A liberating book for Mad, neurodiverse, and disabled QTBIPOC folks to create a more equitable and playful future in institutions and systems that were not made for them
As Mad, neurodiverse, and disabled QTBIPOC folks working in institutions, we are in need of healing. We are at the mercy of systems that bet on our exhaustion, extracted labor, and burnout. A Mad Mess defiantly and unapologetically refuses to wait for such institutions to change.
Based on her own experience as an educator, Kafai reveals how "mess" is at the heart of this book and her life. Mess is a Mad, queer, and decolonial tool that intervenes in oppressive structures in institutions.
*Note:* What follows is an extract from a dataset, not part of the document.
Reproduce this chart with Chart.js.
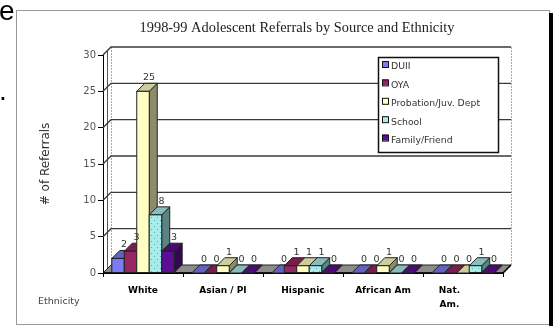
<!DOCTYPE html>
<html><head><meta charset="utf-8">
<script src="https://cdn.jsdelivr.net/npm/chart.js@4.4.1/dist/chart.umd.min.js"></script>
<style>html,body{margin:0;padding:0;background:#fff;}#wrap{position:relative;width:556px;height:326px;}</style>
</head><body><div id="wrap"><canvas id="c" width="556" height="326"></canvas></div>
<script>
const categories = ['White', 'Asian / PI', 'Hispanic', 'African Am', 'Nat. Am.'];
const seriesNames = ['DUII', 'OYA', 'Probation/Juv. Dept', 'School', 'Family/Friend'];
const duii      = [2, 0, 0, 0, 0];
const oya       = [3, 0, 1, 0, 0];
const probation = [25, 1, 1, 1, 0];
const school    = [8, 0, 1, 0, 1];
const family    = [3, 0, 0, 0, 0];
const yTicks    = [0, 5, 10, 15, 20, 25, 30];
const chartTitle = '1998-99 Adolescent Referrals by Source and Ethnicity';
const yTitle = '# of Referrals';
const xTitle = 'Ethnicity';

const seriesData = [duii, oya, probation, school, family];
const baseColors = ['#7b7bf2', '#962560', '#ffffc4', '#a9ecec', '#5c0e94'];
const DX = 8, DY = 8;

function shade(hex, f) {
  const n = parseInt(hex.slice(1), 16);
  const r = Math.round(((n >> 16) & 255) * f), g = Math.round(((n >> 8) & 255) * f), b = Math.round((n & 255) * f);
  return `rgb(${r},${g},${b})`;
}
function makePattern(bg, dot) {
  const c = document.createElement('canvas'); c.width = 6; c.height = 6;
  const x = c.getContext('2d');
  x.fillStyle = bg; x.fillRect(0, 0, 6, 6);
  x.fillStyle = dot; x.fillRect(1, 1, 1, 1); x.fillRect(4, 4, 1, 1);
  return document.getElementById('c').getContext('2d').createPattern(c, 'repeat');
}
const schoolPattern = makePattern('#a9ecec', '#5aa8a8');
const fills = baseColors.map((c, i) => i === 3 ? schoolPattern : c);

function poly(ctx, pts, fill, stroke) {
  ctx.beginPath();
  ctx.moveTo(pts[0][0], pts[0][1]);
  for (let k = 1; k < pts.length; k++) ctx.lineTo(pts[k][0], pts[k][1]);
  ctx.closePath();
  if (fill) { ctx.fillStyle = fill; ctx.fill(); }
  if (stroke) { ctx.strokeStyle = stroke; ctx.lineWidth = 1; ctx.stroke(); }
}

const threeD = {
  id: 'threeD',
  beforeDraw(chart) {
    const ctx = chart.ctx;
    ctx.save();
    ctx.fillStyle = '#fff'; ctx.fillRect(0, 0, chart.width, chart.height);
    // stray page text
    ctx.fillStyle = '#000';
    ctx.font = '28px "Liberation Sans"';
    ctx.textAlign = 'left'; ctx.textBaseline = 'alphabetic';
    ctx.fillText('e', -1, 20);
    ctx.fillText('.', -1, 100);
    // frame
    ctx.strokeStyle = '#9a9a9a'; ctx.lineWidth = 1;
    ctx.strokeRect(16.5, 10.5, 533, 314);
    ctx.fillStyle = '#000'; ctx.fillRect(549, 13, 4, 313);
    // title
    ctx.fillStyle = '#222';
    ctx.font = '14.4px "Liberation Serif"';
    ctx.textAlign = 'center';
    ctx.fillText(chartTitle, 297, 32);
    // y title
    ctx.save();
    ctx.translate(46, 164); ctx.rotate(-Math.PI / 2);
    ctx.font = '12px "DejaVu Sans"'; ctx.fillStyle = '#333';
    ctx.textAlign = 'center'; ctx.textBaseline = 'middle';
    ctx.fillText(yTitle, 0, 0);
    ctx.restore();
    // x title
    ctx.font = '9.5px "DejaVu Sans"'; ctx.fillStyle = '#444';
    ctx.textAlign = 'left'; ctx.textBaseline = 'middle';
    ctx.fillText(xTitle, 38, 302);
    ctx.restore();
  },
  beforeDatasetsDraw(chart) {
    const ctx = chart.ctx, a = chart.chartArea, ys = chart.scales.y;
    ctx.save();
    ctx.setLineDash([2, 1]);
    ctx.strokeStyle = '#aaa'; ctx.lineWidth = 1;
    ctx.beginPath();
    ctx.moveTo(a.left + DX + 0.5, a.top - DY); ctx.lineTo(a.left + DX + 0.5, a.bottom - DY);
    ctx.moveTo(a.right + DX + 0.5, a.top - DY); ctx.lineTo(a.right + DX + 0.5, a.bottom - DY);
    ctx.stroke();
    ctx.setLineDash([]);
    ctx.strokeStyle = '#555';
    ctx.beginPath();
    ctx.moveTo(a.left + 4.5, a.top - 4); ctx.lineTo(a.left + 4.5, a.bottom - 4);
    ctx.stroke();
    ctx.strokeStyle = '#3a3a3a'; ctx.lineWidth = 1.3;
    yTicks.forEach(v => {
      if (v === 0) return;
      const py = ys.getPixelForValue(v);
      ctx.beginPath();
      ctx.moveTo(a.left, py);
      ctx.lineTo(a.left + DX, py - DY);
      ctx.lineTo(a.right + DX, py - DY);
      ctx.stroke();
    });
    poly(ctx, [[a.left, a.bottom], [a.right, a.bottom], [a.right + DX, a.bottom - DY], [a.left + DX, a.bottom - DY]], '#8c8c8c', '#222');
    ctx.strokeStyle = '#000'; ctx.lineWidth = 1.5;
    ctx.beginPath(); ctx.moveTo(a.left, a.bottom); ctx.lineTo(a.right, a.bottom); ctx.lineTo(a.right + DX, a.bottom - DY); ctx.stroke();
    ctx.restore();
  },
  afterDatasetsDraw(chart) {
    const ctx = chart.ctx;
    ctx.save();
    const n = categories.length;
    const labels = [];
    for (let i = 0; i < n; i++) {
      for (let j = 0; j < seriesData.length; j++) {
        const el = chart.getDatasetMeta(j).data[i];
        const p = el.getProps(['x', 'y', 'base', 'width'], true);
        const L = p.x - p.width / 2, R = p.x + p.width / 2, T = Math.min(p.y, p.base), B = p.base;
        const base = baseColors[j];
        poly(ctx, [[R, T], [R + DX, T - DY], [R + DX, B - DY], [R, B]], shade(base, 0.55), '#222');
        poly(ctx, [[L, T], [L + DX, T - DY], [R + DX, T - DY], [R, T]], shade(base, 0.8), '#222');
        if (B - T > 0.5) {
          ctx.fillStyle = fills[j];
          ctx.fillRect(L, T, p.width, B - T);
          ctx.strokeStyle = '#222'; ctx.lineWidth = 1;
          ctx.strokeRect(L, T, p.width, B - T);
        }
        labels.push([String(seriesData[j][i]), p.x + 6, T - DY - 3]);
      }
    }
    ctx.font = '9.5px "DejaVu Sans"'; ctx.fillStyle = '#333';
    ctx.textAlign = 'center'; ctx.textBaseline = 'alphabetic';
    labels.forEach(l => ctx.fillText(l[0], l[1], l[2]));
    const lx = 378, ly = 57, lw = 120, lh = 95;
    ctx.fillStyle = '#fff'; ctx.fillRect(lx, ly, lw, lh);
    ctx.strokeStyle = '#111'; ctx.lineWidth = 1.5;
    ctx.strokeRect(lx + 0.5, ly + 0.5, lw, lh);
    ctx.font = '9.3px "DejaVu Sans"'; ctx.textAlign = 'left'; ctx.textBaseline = 'middle';
    seriesNames.forEach((name, k) => {
      const cy = 67 + k * 18.4;
      ctx.fillStyle = baseColors[k];
      ctx.fillRect(lx + 4, cy - 6, 6, 6);
      ctx.strokeStyle = '#111'; ctx.lineWidth = 1;
      ctx.strokeRect(lx + 4.5, cy - 5.5, 6, 6);
      ctx.fillStyle = '#333';
      ctx.fillText(name, lx + 13, cy);
    });
    ctx.restore();
  }
};

new Chart(document.getElementById('c'), {
  type: 'bar',
  data: {
    labels: categories,
    datasets: seriesNames.map((name, i) => ({
      label: name, data: seriesData[i], backgroundColor: fills[i],
      borderColor: '#222', borderWidth: 1, categoryPercentage: 0.78, barPercentage: 1
    }))
  },
  options: {
    responsive: false, animation: false, devicePixelRatio: 1,
    layout: { padding: { left: 0, right: 53, top: 55, bottom: 0 } },
    plugins: { legend: { display: false }, title: { display: false }, tooltip: { enabled: false } },
    scales: {
      x: {
        grid: { display: true, drawOnChartArea: false, tickLength: 4, color: '#000', offset: true },
        border: { display: true, color: '#000' },
        ticks: {
          font: { family: 'DejaVu Sans', size: 9, weight: 'bold', lineHeight: 1.6 }, color: '#000',
          padding: 6, maxRotation: 0, autoSkip: false,
          callback: (v, i) => categories[i] === 'Nat. Am.' ? ['Nat.\u2003\u2003\u2003', 'Am.\u2003\u2003\u2003'] : categories[i]
        },
        afterFit(s) { s.height = 53; }
      },
      y: {
        min: 0, max: 30,
        afterBuildTicks(s) { s.ticks = yTicks.map(v => ({ value: v })); },
        grid: { drawOnChartArea: false, tickLength: 5, color: '#000' },
        border: { display: true, color: '#000' },
        ticks: { font: { family: 'DejaVu Sans', size: 10 }, color: '#555', padding: 2 },
        afterFit(s) { s.width = 103; }
      }
    }
  },
  plugins: [threeD]
});
</script></body></html>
It also resists the narratives of perfectionism and people pleasing that are rooted in ableism and sanism and adapted into academia. Mess will help us remember to stay and transform institutions into what we need them to be.
Informed by the genre-bending works of Alice Wong and adrienne maree brown, A Mad Mess centers the imperfect, defiant, and tender Mad resistance strategies to our thriving that are always, above all, messy. Part love letter and part aspirational guide, A Mad Mess amplifies the Mad dreaming and mourning we need if we are to create a liberatory future that truly embraces and supports us.
Shayda Kafai (she/her) is an associate professor in the Ethnic and Women's Studies Department at California State Polytechnic University, Pomona. She is the author of Crip Kinship: The Disability Justice Art Activism of Sins Invalid (Arsenal Pulp Press) and is the co-editor of Mad Scholars: Reclaiming and Reimagining the Neurodiverse Academy (Syracuse University Press). She lives in Montclair, California.